My intense answering glare is enough to let her know it’s time to drop the subject of my care.
Clearing her throat nervously, she asks, “What does this mean for your trip to the states? Are you going to be able to go as you planned?”
For my next book, I’ve arranged to spend one month in Las Vegas to research the connections between the Mamana and Calnetta organized crime families and the city. Darcie has scheduled interviews with some key local players for me. Spraining my ankle like this was not on the agenda for my travel preparations, but it’s still a couple of weeks away, so I’ll have time to heal.

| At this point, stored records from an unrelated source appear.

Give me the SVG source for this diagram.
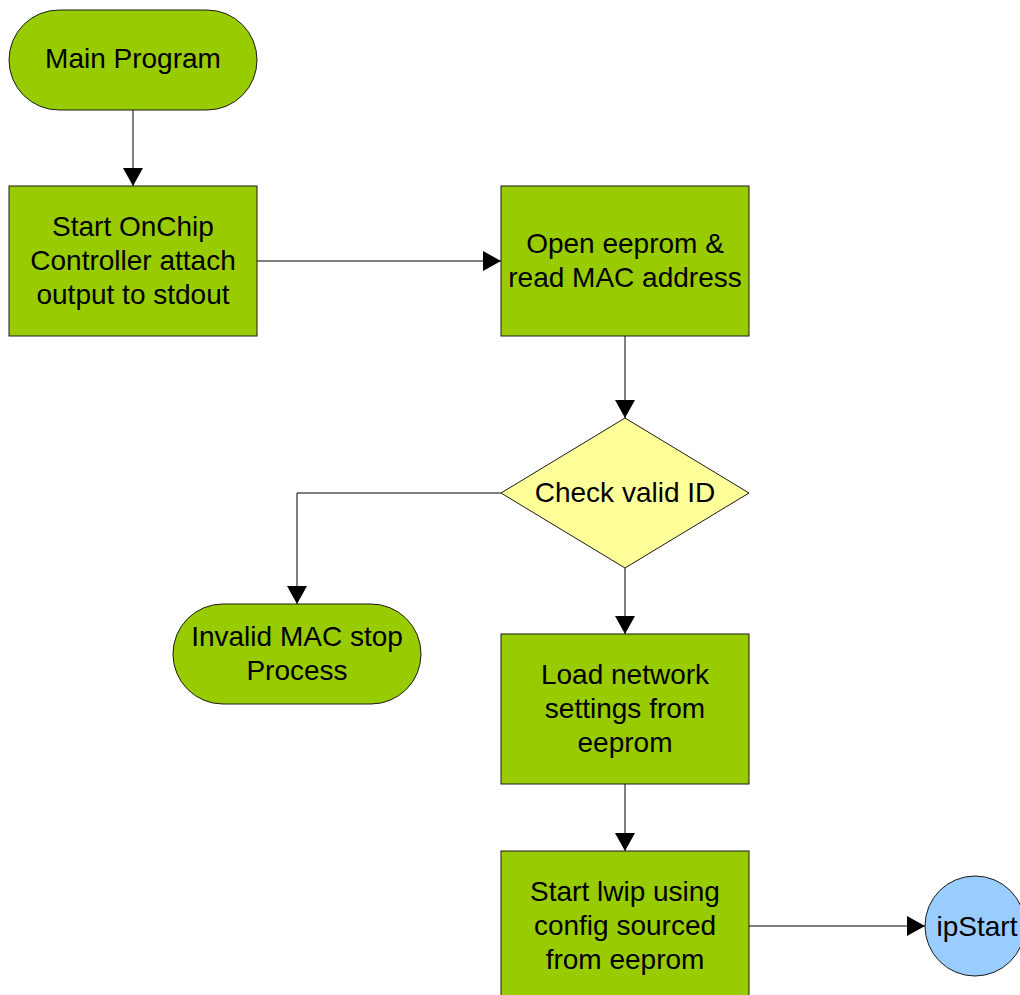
<svg xmlns="http://www.w3.org/2000/svg" width="1020" height="995" viewBox="0 0 1020 995">
<style>
.g{fill:#99cc00;stroke:#1a1a1a;stroke-width:1}
.y{fill:#ffff99;stroke:#1a1a1a;stroke-width:1}
.b{fill:#99ccff;stroke:#1a1a1a;stroke-width:1}
text{font-family:"Liberation Sans",Arial,sans-serif;font-size:28px;fill:#000;text-anchor:middle}
.c{fill:none;stroke:#000;stroke-width:1;marker-end:url(#ah)}
</style>
<defs>
<marker id="ah" markerUnits="userSpaceOnUse" markerWidth="20" markerHeight="20" refX="18" refY="10" orient="auto">
<path d="M0,0 L18,10 L0,20 Z" fill="#000"/>
</marker>
</defs>
<rect width="1020" height="995" fill="#fff"/>
<g id="connectors">
<path class="c" d="M133,110 V186"/>
<path class="c" d="M257,261 H501"/>
<path class="c" d="M625,336 V418"/>
<path class="c" d="M501,493 H297 V604"/>
<path class="c" d="M625,568 V634"/>
<path class="c" d="M625,784 V851"/>
<path class="c" d="M749,926 H925"/>
</g>
<g id="main">
<rect class="g" x="9" y="10" width="248" height="100" rx="50" ry="50"/>
<text x="133" y="68">Main Program</text>
</g>
<g id="start-onchip">
<rect class="g" x="9" y="186" width="248" height="150"/>
<text x="133" y="236">Start OnChip</text>
<text x="133" y="270">Controller attach</text>
<text x="133" y="304">output to stdout</text>
</g>
<g id="open-eeprom">
<rect class="g" x="501" y="186" width="248" height="150"/>
<text x="625" y="253">Open eeprom &amp;</text>
<text x="625" y="287">read MAC address</text>
</g>
<g id="check-id">
<path class="y" d="M625,418 L749,493 L625,568 L501,493 Z"/>
<text x="625" y="502">Check valid ID</text>
</g>
<g id="invalid">
<rect class="g" x="173" y="604" width="248" height="100" rx="50" ry="50"/>
<text x="297" y="646">Invalid MAC stop</text>
<text x="297" y="680">Process</text>
</g>
<g id="load-network">
<rect class="g" x="501" y="634" width="248" height="150"/>
<text x="625" y="684">Load network</text>
<text x="625" y="718">settings from</text>
<text x="625" y="752">eeprom</text>
</g>
<g id="start-lwip">
<rect class="g" x="501" y="851" width="248" height="150"/>
<text x="625" y="901">Start lwip using</text>
<text x="625" y="935">config sourced</text>
<text x="625" y="969">from eeprom</text>
</g>
<g id="ipstart">
<circle class="b" cx="975" cy="926" r="50"/>
<text x="977" y="936">ipStart</text>
</g>
</svg>
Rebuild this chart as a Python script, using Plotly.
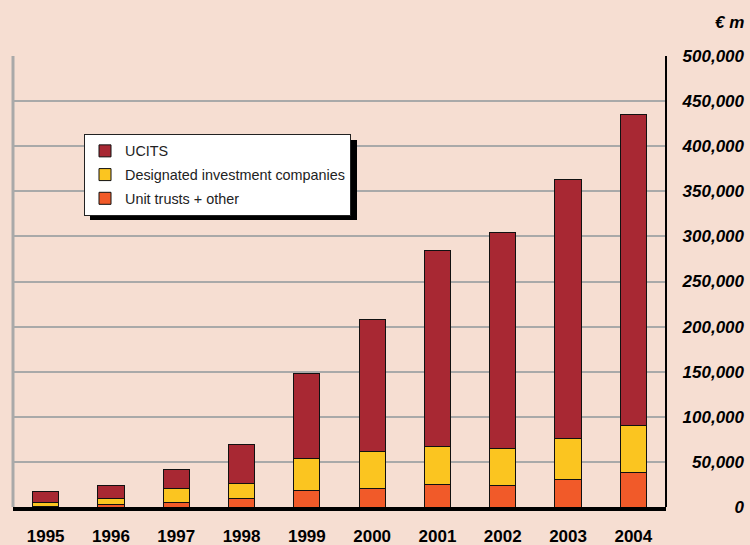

“Nothing should be upset by this little mishap. Don’t worry.” I shrug a shoulder. “You know I can’t…don’t drive anyway, and that’s all been prearranged with your contact at that car service, Mischief, whatever.”
I cringe internally at having to be carted around the city and not free to wander as a whim might take me. But, like it or not, this is the reality I face now. While I’ve always preferred rail over the road, having the road option removed is frustrating on a deeper level than I bargained for. It’s strange to miss something that isn’t even a thing but an essential activity in daily life for most people.
“Mischief Motors,” she mumbles, now distracted. “Maybe I should go with you to help—”
“No. Absolutely not,” I say, my voice flat and emotionless, the words clipped. “I don’t need your help.”
I impulsively drag my hands through my hair and sit up. Being treated like an invalid chafes against my pride and will not work for me or our friendship. She should know this. I don’t know what’s changed in our relationship for her to think she should even offer, but I don’t like it.
I don’t fucking like it at all.
The surprise and hurt in her eyes at my outburst makes me shift my gaze away again. I don’t want to see that; the pain I cause others. Because I do a lot of that lately, and she’s just the latest innocent bystander to be added to my tally of collateral damage.
It would be easier if I could just cut everyone out of my life, which I’ve attempted to do and have been largely successful. Darcie, however, won’t let me quit, making my lashing out at her even more heinous and deepening my guilt. It’s a vicious cycle that I can’t seem to escape.
“I’ll see when they’re going to let you go.” Her back is to me, and she’s out the door before I can even think of a response or apology if I was going to give one. I don’t think I have one to offer. Because I’m not sorry for lashing out. I happen to think I’ve earned the right to strike out at the entire world.